July 6, and 14 concerts reviewed by Dave Conlin Read.
(There are 3 sets of Tanglewood photos from July 14 on LenoxMap.com.)
Maestro James Levine, on July 6, opened his third Tanglewood season as Music Director of the B.S.O. with Mendelssohn’s Overture and Incidental Music to A Midsummer Night’s Dream followed by Tchaikovsky’s Symphony No. 4, a program that moved nicely from the diaphanous to the dense.
Accompanying the B.S.O. were soprano Heidi Grant Murphy, mezzo-soprano Kristine Jepson and the women of the Tanglewood Festival Chorus, John Oliver conductor.
Maestro James Levine. Copyright NewBerkshire.com, photos by Kit Latham. More photos: July 14 2007 at Tanglewood.
Levine was nimble at the podium, half-sitting on a tall red-cushioned chair, sometimes laying down the baton, often cueing his charges with what looks like scat-singing, and always exuding an engaging buoyancy and exuberance.
The B.S.O. made equisite sounds with Mendelsshon’s composition; from the faint, whispy notes of the fairy music to the bold, melodious Wedding March. Especially affecting was the seamless transition after Ms. Murphy’s enchanted solo.
Tchaikovsky’s Symphony No. 4 was a delightful contrast, riveting the audience’s attention with it’s opening brass and woodwind fanfare, which Levine and the orchestra held throughout the composer’s exploration of fate.
As the composer wrote to his patron and the dedicatee of this symphony, “This is fate, this is the fateful force which prevents the impulse to happiness from attaining its goal.”
(Stephanie Blythe and James Levine. Copyright NewBerkshire.com. )

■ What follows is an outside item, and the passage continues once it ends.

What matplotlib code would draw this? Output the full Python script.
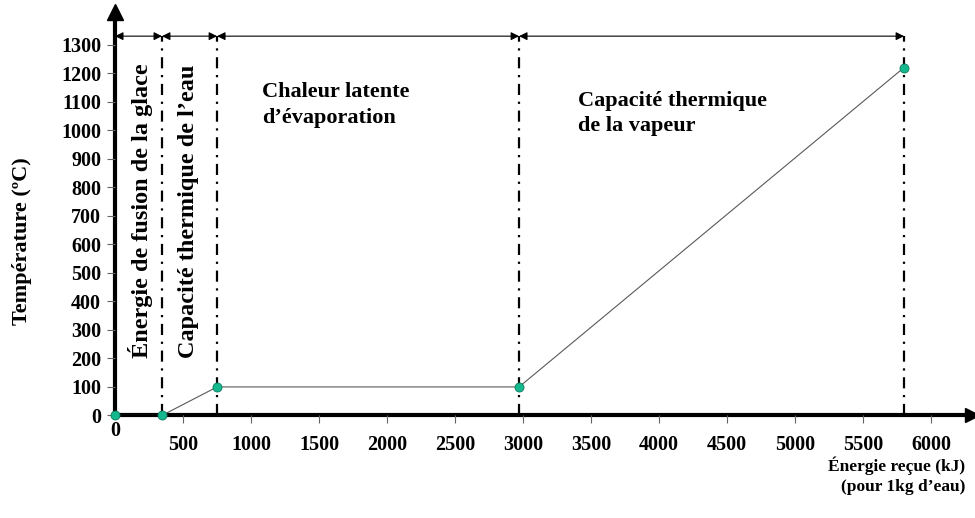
import matplotlib
matplotlib.use("Agg")
import matplotlib.pyplot as plt

# courbe de chauffage de 1 kg d'eau
energie = [0, 345, 750, 2970, 5800]
temperature = [0, 0, 100, 100, 1220]
limites = [345, 750, 2970, 5800]
xticks = [500, 1000, 1500, 2000, 2500, 3000, 3500, 4000, 4500, 5000, 5500, 6000]
yticks = [0, 100, 200, 300, 400, 500, 600, 700, 800, 900, 1000, 1100, 1200, 1300]

plt.rcParams['font.family'] = ['Liberation Serif', 'DejaVu Serif']
plt.rcParams['font.weight'] = 'bold'

fig = plt.figure(figsize=(9.75, 5.18), dpi=100)
ax = fig.add_axes([0.118, 0.198, 0.879, 0.779])
ax.set_xlim(0, 6300)
ax.set_ylim(0, 1415)

for s in ['top', 'right']:
    ax.spines[s].set_visible(False)
for s in ['left', 'bottom']:
    ax.spines[s].set_linewidth(3)
    ax.spines[s].set_zorder(1)

# fleches au bout des axes
ax.plot(1, 0, marker='>', ms=10, color='k', transform=ax.transAxes, clip_on=False)
ax.plot(0, 1, marker='^', ms=12, color='k', transform=ax.transAxes, clip_on=False)

ax.set_xticks(xticks)
ax.set_xticklabels([str(v) for v in xticks], fontsize=14.5, fontweight='bold')
ax.set_yticks(yticks)
ax.set_yticklabels([str(v) for v in yticks], fontsize=14.5, fontweight='bold')
ax.tick_params(axis='x', length=6, width=0.8, color='0.4', pad=8)
ax.tick_params(axis='y', length=6, width=0.8, color='0.4', pad=4)
ax.text(0, -55, '0', ha='center', va='center', fontsize=14.5, fontweight='bold')

# limites entre les phases
haut = 1330
for x in limites:
    ax.plot([x, x], [0, haut], color='k', lw=1.6, ls=(0, (5, 3, 1, 3)), zorder=2)

bornes = [0] + limites
for a, b in zip(bornes[:-1], bornes[1:]):
    ax.annotate('', xy=(a, haut), xytext=(b, haut),
                arrowprops=dict(arrowstyle='<|-|>', color='k', lw=0.8,
                                mutation_scale=12, shrinkA=0, shrinkB=0))

ax.plot(energie, temperature, color='0.35', lw=0.8, zorder=3)
ax.plot(energie, temperature, ls='none', marker='o', ms=6.5, mfc='#14b88e',
        mec='#0a7a5e', mew=0.6, zorder=4, clip_on=False)

ax.text(184, 717, 'Énergie de fusion de la glace', rotation=90, ha='center',
        va='center', fontsize=17.5, fontweight='bold')
ax.text(537, 717, 'Capacité thermique de l\u2019eau', rotation=90, ha='center',
        va='center', fontsize=17.5, fontweight='bold')
ax.text(1080, 1089, 'Chaleur latente\nd\u2019évaporation', ha='left', va='center',
        fontsize=16, fontweight='bold', linespacing=1.45)
ax.text(3400, 1058, 'Capacité thermique\nde la vapeur', ha='left', va='center',
        fontsize=16, fontweight='bold', linespacing=1.3)

ax.set_ylabel('Température (ºC)', fontsize=16, fontweight='bold')
ax.yaxis.set_label_coords(-0.097, 0.432)
fig.text(0.99, 0.082, 'Énergie reçue (kJ)\n(pour 1kg d\u2019eau)', ha='right',
         va='center', fontsize=12.5, fontweight='bold', linespacing=1.3)

fig.savefig('out.png', dpi=100)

For his second program of the season, on July 14, Maestro Levine re-called the women of the T.F.C. to accompany the B.S.O., mezzo-soprano Stephanie Blythe, and the American Boychoir, Fernando Malvar-Ruiz, music director, to perform Gustav Mahler’s Symphony No. 3.
This Tanglewood visit showed the venerable enterprise at its most charming: warm, sunny, and breezy with thousands of happy lawnsters and a tent full of pastel-clad swells up by Ozawa Hall during the 6pm Prelude concert.
(Patrons on the Lawn at Tanglewood. Copyright NewBerkshire.com. More photos: July 14 2007 at Tanglewood.)
The fate that had Tchaikovsky on the ropes must’ve been present somewhere in the Mahler, because, as he said, in rebuttal to Sibelius, “No, a symphony must be like the world. It must embrace everything.”
It’s a bit beyond our ken, contemplating the ideas that underlie such beautiful compositions. So is the execution of them, for that matter. But we claim competency in the enjoyment of it all, and do marvel, with gratefulness, the artistry as that on display throughout the season at Tanglewood.
I haven’t seen a soul all summer who looks as carefree and happy as does James Levine, and I’ve only seen him while he’s at work, a job which requires him to make 100 or so way-above-average human beings — well, play nice.
And of course, it all starts with the composer and all that entails, about which Alex Ross has an interesting article in the July 9 New Yorker:
“Composing music may be the loneliest of artistic pursuits. It is a laborious traversal of an imaginary landscape. Emerging from the process is an art work in code, which other musicians must be persuaded to unravel. Nameless terrors creep into the limbo between composition and performance, during which a score sits mutely on the desk. Hans Pfitzner dramatized that moment of panic and doubt in “Palestrina,” his 1917 “musical legend” about the life of the Italian Renaissance master. The character of Palestrina speaks for colleagues across the centuries when he stops his work to cry, “What is the point of all this? Ach, what is it for?”
It may be for more, but, at least, it is for your pleasure and mine, to afford us cause to maybe assemble a small group of friends and spend a few hours feeling relaxed and at home in this rich setting, invited to contemplate great big ideas while watching handsome artists at work make something beautiful and dazzling and fleeting, something that can be transforming, that can carry us away and that we can carry away with a refreshed, emboldened, encouraged spirit.